- The Washington Times - Thursday, September 11, 2003

Parker Swann has as many male friends as there are “stars in the sky,” her mother says.”It’s just a great way to get a different perspective on life,” says Miss Swann, an 18-

year-old sophomore at Baylor University in Waco, Texas.

Men can be easier to get along with, she says, because females are more competitive in their relationships. One of Miss Swann’s pals says his friendships with girls are natural.

“I’m drawn to female friends because I’m a guy,” says Michael Judd, 18 and also a sophomore at Baylor. “It’s good to have variety in life.”

Not too many years ago, most men and women limited their friendships to their own sex and their love lives to the opposite sex. That is changing.

As sex roles for both men and women become less rigid, and sexual boundaries erode, platonic opposite-sex friendships increasingly flourish, especially among those too young to remember the old ways.

Nowadays more Americans seem to agree that — contrary to the famous claims made by Billy Crystal’s character in the 1989 film “When Harry Met Sally” — men and women can be just friends.

“It’s not revolutionary for men and women to be friends these days,” says Sherrie Schneider, co-author of the series of the best-selling dating advice books known as “The Rules.”

But the possibility of male-female friendships depends upon certain conditions.

“It’s not an unequivocal yes, that anyone can, but certainly some people can,” says Heidi Reeder, a communications professor at Boise State University. Women are usually thought to be more interested than men in pursuing platonic friendships.

The degree of romantic or physical attraction present in either party, whether the parties are currently (and happily) romantically involved or married, personal ideological beliefs and past experiences all contribute to the likelihood of success of platonic friendships between the sexes.

“If you establish a friendship before you get married, once you get married the spouse is usually more understanding,” says Mike Monsour, a communications professor at the University of Colorado at Denver and author of “Women and Men as Friends: Relationships Across the Life Span in the 21st Century.”

Spouses are sometimes much less understanding of intimate cross-sex friendships formed after wedding vows have been exchanged, particularly if the other person is attractive. “As a general rule, relationships [cross-sex friendships] in which one person is [homosexual] are usually a lot less troublesome,” Mr. Monsour says.

The biggest difficulties in platonic friendships arise when both partners are heterosexual and “unattached,” he says.
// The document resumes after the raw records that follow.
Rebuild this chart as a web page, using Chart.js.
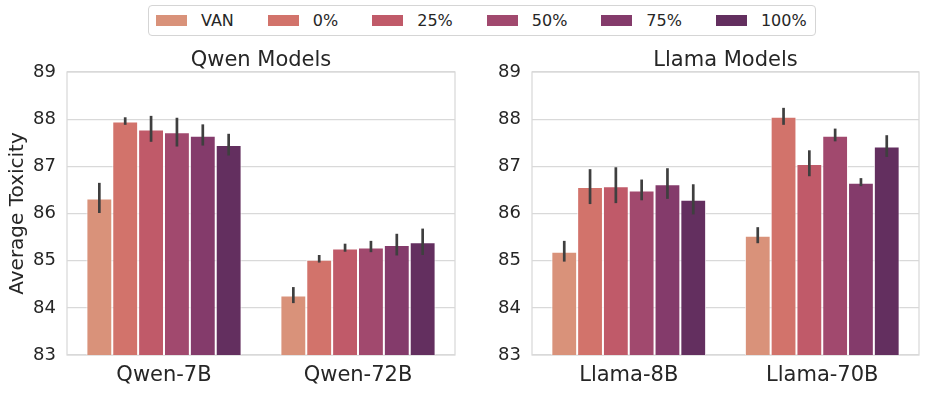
<!DOCTYPE html>
<html>
<head>
<meta charset="utf-8">
<script src="https://cdn.jsdelivr.net/npm/chart.js@4.4.1/dist/chart.umd.min.js"></script>
<style>
  html, body { margin: 0; padding: 0; background: #fff; }
  body { width: 927px; height: 394px; position: relative; overflow: hidden; font-family: "DejaVu Sans", sans-serif; }
  #legend {
    position: absolute; left: 148px; top: 5px; width: 668px; height: 31px;
    box-sizing: border-box; border: 1px solid #d5d5d5; border-radius: 4px;
    display: flex; align-items: center; padding-left: 7px;
    font-size: 16px; color: #262626;
  }
  .item { display: flex; align-items: center; margin-right: 34px; }
  .item:last-child { margin-right: 0; }
  .patch { width: 31px; height: 11px; margin-right: 14px; }
  canvas { position: absolute; top: 40px; }
  #qwenChart { left: 0; }
  #llamaChart { left: 462px; }
</style>
</head>
<body>
<div id="legend"></div>
<canvas id="qwenChart" width="462" height="354"></canvas>
<canvas id="llamaChart" width="465" height="354"></canvas>
<script>
// настройки (легенда)
const settings = ['VAN', '0%', '25%', '50%', '75%', '100%'];
const colors = ['#d9927a', '#d2736b', '#c05a69', '#a1496e', '#843b6b', '#632f5f'];

const qwenModels = ['Qwen-7B', 'Qwen-72B'];
const llamaModels = ['Llama-8B', 'Llama-70B'];

// средние значения и границы доверительного интервала
const qwen7bMean = [86.32, 87.95, 87.78, 87.72, 87.65, 87.45];
const qwen7bLow = [86.01, 87.88, 87.52, 87.42, 87.44, 87.23];
const qwen7bHigh = [86.65, 88.04, 88.07, 88.03, 87.89, 87.69];

const qwen72bMean = [84.26, 85.02, 85.26, 85.28, 85.33, 85.39];
const qwen72bLow = [84.10, 84.96, 85.19, 85.18, 85.11, 85.12];
const qwen72bHigh = [84.44, 85.12, 85.36, 85.42, 85.57, 85.68];

const llama8bMean = [85.19, 86.56, 86.58, 86.49, 86.62, 86.29];
const llama8bLow = [84.98, 86.20, 86.22, 86.28, 86.31, 85.98];
const llama8bHigh = [85.42, 86.94, 86.98, 86.72, 86.96, 86.62];

const llama70bMean = [85.53, 88.05, 87.05, 87.65, 86.65, 87.42];
const llama70bLow = [85.37, 87.88, 86.79, 87.53, 86.58, 87.20];
const llama70bHigh = [85.71, 88.24, 87.34, 87.80, 86.75, 87.66];

const yTicks = [83, 84, 85, 86, 87, 88, 89];

const textColor = '#262626';
const gridColor = '#d9d9d9';

// легенда
const legendEl = document.getElementById('legend');
settings.forEach((s, i) => {
  const item = document.createElement('div');
  item.className = 'item';
  item.innerHTML = `<span class="patch" style="background:${colors[i]}"></span><span>${s}</span>`;
  legendEl.appendChild(item);
});

// рамка вокруг области графика
const frame = {
  id: 'frame',
  beforeDatasetsDraw(chart) {
    const {ctx, chartArea: a} = chart;
    ctx.save();
    ctx.strokeStyle = gridColor;
    ctx.lineWidth = 1.25;
    ctx.strokeRect(a.left, a.top, a.right - a.left, a.bottom - a.top);
    ctx.restore();
  }
};

// усы ошибок
const errorBars = {
  id: 'errorBars',
  afterDatasetsDraw(chart) {
    const {ctx} = chart;
    const y = chart.scales.y;
    ctx.save();
    ctx.strokeStyle = '#3f3f3f';
    ctx.lineWidth = 2.7;
    chart.data.datasets.forEach((ds, i) => {
      chart.getDatasetMeta(i).data.forEach((bar, j) => {
        ctx.beginPath();
        ctx.moveTo(bar.x, y.getPixelForValue(ds.errLow[j]));
        ctx.lineTo(bar.x, y.getPixelForValue(ds.errHigh[j]));
        ctx.stroke();
      });
    });
    ctx.restore();
  }
};

// заголовок панели по центру области графика
const panelTitle = {
  id: 'panelTitle',
  afterDraw(chart, args, opts) {
    const {ctx, chartArea: a} = chart;
    ctx.save();
    ctx.font = '21px "DejaVu Sans"';
    ctx.fillStyle = textColor;
    ctx.textAlign = 'center';
    ctx.textBaseline = 'alphabetic';
    ctx.fillText(opts.text, (a.left + a.right) / 2, a.top - 6);
    ctx.restore();
  }
};

function buildDatasets(means, lows, highs) {
  return settings.map((s, i) => ({
    label: s,
    data: means.map(m => m[i]),
    errLow: lows.map(l => l[i]),
    errHigh: highs.map(h => h[i]),
    backgroundColor: colors[i],
    borderColor: 'rgba(255,255,255,0.85)',
    borderWidth: 1,
    borderSkipped: 'start',
    categoryPercentage: 0.8,
    barPercentage: 1
  }));
}

function makeChart(canvas, labels, datasets, title, showYTitle, yWidth, padRight) {
  return new Chart(canvas, {
    type: 'bar',
    data: {labels: labels, datasets: datasets},
    options: {
      responsive: false,
      animation: false,
      devicePixelRatio: 1,
      layout: {padding: {top: 32, right: padRight, left: 0, bottom: 0}},
      plugins: {
        legend: {display: false},
        tooltip: {enabled: false},
        panelTitle: {text: title}
      },
      scales: {
        x: {
          grid: {display: false, drawTicks: false},
          border: {display: false},
          ticks: {color: textColor, font: {family: 'DejaVu Sans', size: 21}, padding: 8},
          afterFit: s => { s.height = 39; }
        },
        y: {
          min: 83,
          max: 89,
          afterBuildTicks: s => { s.ticks = yTicks.map(v => ({value: v})); },
          grid: {color: gridColor, lineWidth: 1.25, drawTicks: false},
          border: {display: false},
          ticks: {color: textColor, font: {family: 'DejaVu Sans', size: 18}, padding: 11},
          title: {
            display: showYTitle,
            text: 'Average Toxicity',
            color: textColor,
            font: {family: 'DejaVu Sans', size: 20},
            padding: {top: 6, bottom: 0}
          },
          afterFit: s => { s.width = yWidth; }
        }
      }
    },
    plugins: [frame, errorBars, panelTitle]
  });
}

makeChart(
  document.getElementById('qwenChart'),
  qwenModels,
  buildDatasets([qwen7bMean, qwen72bMean], [qwen7bLow, qwen72bLow], [qwen7bHigh, qwen72bHigh]),
  'Qwen Models', true, 67, 7
);

makeChart(
  document.getElementById('llamaChart'),
  llamaModels,
  buildDatasets([llama8bMean, llama70bMean], [llama8bLow, llama70bLow], [llama8bHigh, llama70bHigh]),
  'Llama Models', false, 70, 8
);
</script>
</body>
</html>
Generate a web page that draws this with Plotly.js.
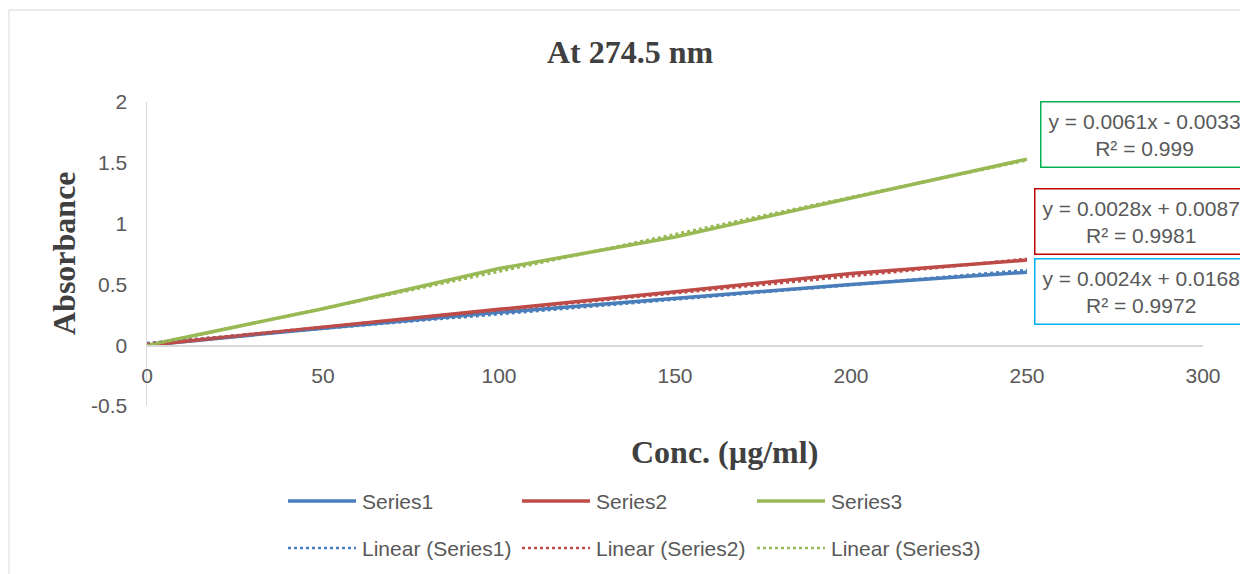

Two-thirds of Mr. Monsour’s students report that they have had no problems enjoying the mere companionship of the opposite sex. He hypothesizes that from adolescence through young adulthood, in roughly 20 percent of male-female platonic friendships, one person has a “hidden agenda” — romantic or sexual goals that he or she keeps hidden from the friend.

With the decline of traditional dating in campus life, ambiguity mixed with alcohol can add sexual potential to seemingly innocuous college friendships. In one study of 300 college students, 41 percent reported having sexual relations with a friend. Of those who did have such relations with friends, 56 percent said the relationship did not become romantic, and 67 percent said sex improved the quality of the friendship.

Walid A. Afifi, a Penn State professor who participated in the study, says students have a network of 30 to 50 acquaintances, but are having sexual intercourse typically with only one to three of their “friends.”

On today’s college campuses, research indicates roughly half of the students are engaging in so-called “friends with benefits” relationships, combining friendship and sex, but not romance. One study of college students in Arizona and Ohio found that as many as 60 percent have been in such friendships.

But among such friends, there is usually a mismatch between how much romance each partner wants, says Paul Mongeau, professor of communications at Arizona State University.

Mr. Mongeau remembers one student who was engaged in two different “beneficial relationships” simultaneously, and was shocked when each woman promptly ended the relationship upon learning of the other, even though there had been no discussion of monogamy.

Young people now are delaying marriage — the median age of first marriage for men is now 27, up from 22 in the 1960s — and friendships are a way for singles to get opposite-sex companionship, Ms. Reeder says.

Some choose platonic friendships precisely because romance has such a bad record, says Mr. Monsour, citing the 50 percent divorce rate. They think friendship may be a safer avenue to explore relationships.

Studies have found that men and women who display androgynous tendencies tend to have a slightly higher average of cross-sex friends. And cultural changes have provided more opportunities for men and women to do so, say scholars.

Men and women have more opportunities to both meet potential friends of the opposite sex and pursue those relationships, says Ms. Reeder. The feminist movement of the 1960s propelled women from women’s colleges and domestic roles into coeducational institutions and the workplace. Men and women began to study and work alongside one another with a much greater frequency.

Although barriers have been broken in regard to platonic friendships between men and women, they can still be a little messy and a little confusing.

“When you say that someone’s your friend, we don’t really know what that means,” says Ms. Reeder.